* Start *

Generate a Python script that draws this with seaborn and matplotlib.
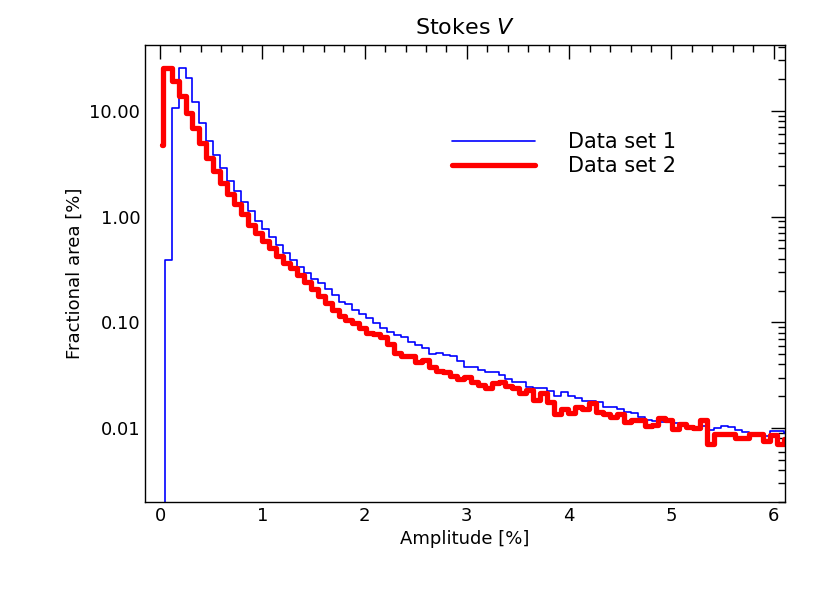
import numpy as np
import pandas as pd
import seaborn as sns
import matplotlib
matplotlib.use("Agg")
import matplotlib.pyplot as plt
from matplotlib.ticker import MultipleLocator, FixedLocator, LogLocator, NullFormatter

# histogram bins (amplitude in %)
bin_start = 0.045
bin_width = 0.068
n_bins = 90

set1 = [0.39, 10.7, 25.3, 20.4, 12.2, 7.75, 5.24, 3.83, 2.87, 2.18,
        1.73, 1.39, 1.13, 0.90, 0.76, 0.64, 0.54, 0.45, 0.39, 0.337,
        0.29, 0.256, 0.234, 0.206, 0.181, 0.156, 0.149, 0.132, 0.120, 0.111,
        0.099, 0.089, 0.081, 0.076, 0.072, 0.065, 0.061, 0.057, 0.050, 0.051,
        0.049, 0.0477, 0.0434, 0.0380, 0.0375, 0.0355, 0.0342, 0.0336, 0.0316, 0.0294,
        0.0273, 0.0273, 0.0242, 0.0239, 0.0239, 0.0226, 0.0201, 0.0220, 0.0199, 0.0192,
        0.0180, 0.0181, 0.0177, 0.0159, 0.0159, 0.0150, 0.0142, 0.0138, 0.0128, 0.0119,
        0.0117, 0.0114, 0.0114, 0.0112, 0.0108, 0.0100, 0.0102, 0.0104, 0.0096, 0.0100,
        0.0104, 0.0102, 0.0096, 0.0091, 0.0090, 0.0086, 0.0085, 0.0093, 0.0093, 0.0090]

set2 = [25.7, 19.0, 13.7, 9.5, 6.96, 4.94, 3.61, 2.71, 2.07, 1.63,
        1.31, 1.07, 0.83, 0.70, 0.59, 0.51, 0.42, 0.365, 0.325, 0.28,
        0.243, 0.206, 0.176, 0.151, 0.132, 0.114, 0.105, 0.098, 0.089, 0.080,
        0.077, 0.072, 0.063, 0.051, 0.048, 0.048, 0.042, 0.044, 0.038, 0.035,
        0.0342, 0.031, 0.0294, 0.0304, 0.0273, 0.0256, 0.0239, 0.0266, 0.0273, 0.0248,
        0.0239, 0.0215, 0.0228, 0.0184, 0.0215, 0.0177, 0.0135, 0.0150, 0.0138, 0.0159,
        0.0152, 0.0172, 0.0142, 0.0136, 0.0126, 0.0136, 0.0115, 0.0118, 0.0120, 0.0104,
        0.0108, 0.0125, 0.0120, 0.0098, 0.0110, 0.0102, 0.0100, 0.0118, 0.0070, 0.0087,
        0.0087, 0.0087, 0.0080, 0.0080, 0.0087, 0.0087, 0.0075, 0.0086, 0.0070, 0.0078]

set1_lead = (0.0, 0.0015)   # line comes up from below the axis
set2_lead = (0.02, 0.025, 4.8)  # red starts at 4.8 then jumps up

edges = bin_start + bin_width * np.arange(n_bins + 1)

x1 = np.concatenate([[set1_lead[0]], edges])
y1 = np.concatenate([[set1_lead[1]], set1, [set1[-1]]])
x2 = np.concatenate([[set2_lead[0], set2_lead[1]], edges[1:]])
y2 = np.concatenate([[set2_lead[2]], set2, [set2[-1]]])

df1 = pd.DataFrame({"amp": x1, "frac": y1})
df2 = pd.DataFrame({"amp": x2, "frac": y2})

sns.set_style("white")
fig = plt.figure(figsize=(8.3, 5.93), dpi=100)
ax = fig.add_axes([0.1747, 0.1535, 0.7711, 0.7706])

sns.lineplot(data=df1, x="amp", y="frac", ax=ax, color="#0000ff", lw=1.2,
             drawstyle="steps-post", estimator=None, sort=False, label="Data set 1")
sns.lineplot(data=df2, x="amp", y="frac", ax=ax, color="#ff0000", lw=3.8,
             drawstyle="steps-post", estimator=None, sort=False, label="Data set 2")

ax.set_yscale("log")
ax.set_xlim(-0.147, 6.11)
ax.set_ylim(0.002, 42)
ax.xaxis.set_major_locator(MultipleLocator(1))
ax.xaxis.set_minor_locator(MultipleLocator(0.2))
ax.yaxis.set_major_locator(FixedLocator([0.01, 0.1, 1, 10]))
ax.yaxis.set_minor_locator(LogLocator(base=10, subs=np.arange(2, 10)))
ax.yaxis.set_minor_formatter(NullFormatter())
ax.set_yticks([0.01, 0.1, 1, 10])
ax.set_yticklabels(["0.01", "0.10", "1.00", "10.00"])

ax.tick_params(which="both", direction="in", top=True, right=True, color="black",
               labelsize=13, labelcolor="black")
ax.tick_params(which="major", length=10, width=1)
ax.tick_params(which="minor", length=5, width=1)
for s in ax.spines.values():
    s.set_color("black")
    s.set_linewidth(1)

ax.set_xlabel("Amplitude [%]", fontsize=13, color="black")
ax.set_ylabel("Fractional area [%]", fontsize=13, color="black")
ax.set_title("Stokes $V$", fontsize=16, pad=8, color="black")

leg = ax.legend(loc="upper left", bbox_to_anchor=(0.45, 0.85), frameon=False,
                fontsize=15, handlelength=4.0, handletextpad=1.6, labelspacing=0.2)
for t in leg.get_texts():
    t.set_color("black")

fig.savefig("out.png", dpi=100)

* End *

» WHAT TO WORK ON: Please extract exactly the lines of the data, from the first through the line containing "n_bins = 90", and add no pictures to the copy.

» ANSWER TO THE TASK:
Generate a Python script that draws this with seaborn and matplotlib.
import numpy as np
import pandas as pd
import seaborn as sns
import matplotlib
matplotlib.use("Agg")
import matplotlib.pyplot as plt
from matplotlib.ticker import MultipleLocator, FixedLocator, LogLocator, NullFormatter

# histogram bins (amplitude in %)
bin_start = 0.045
bin_width = 0.068
n_bins = 90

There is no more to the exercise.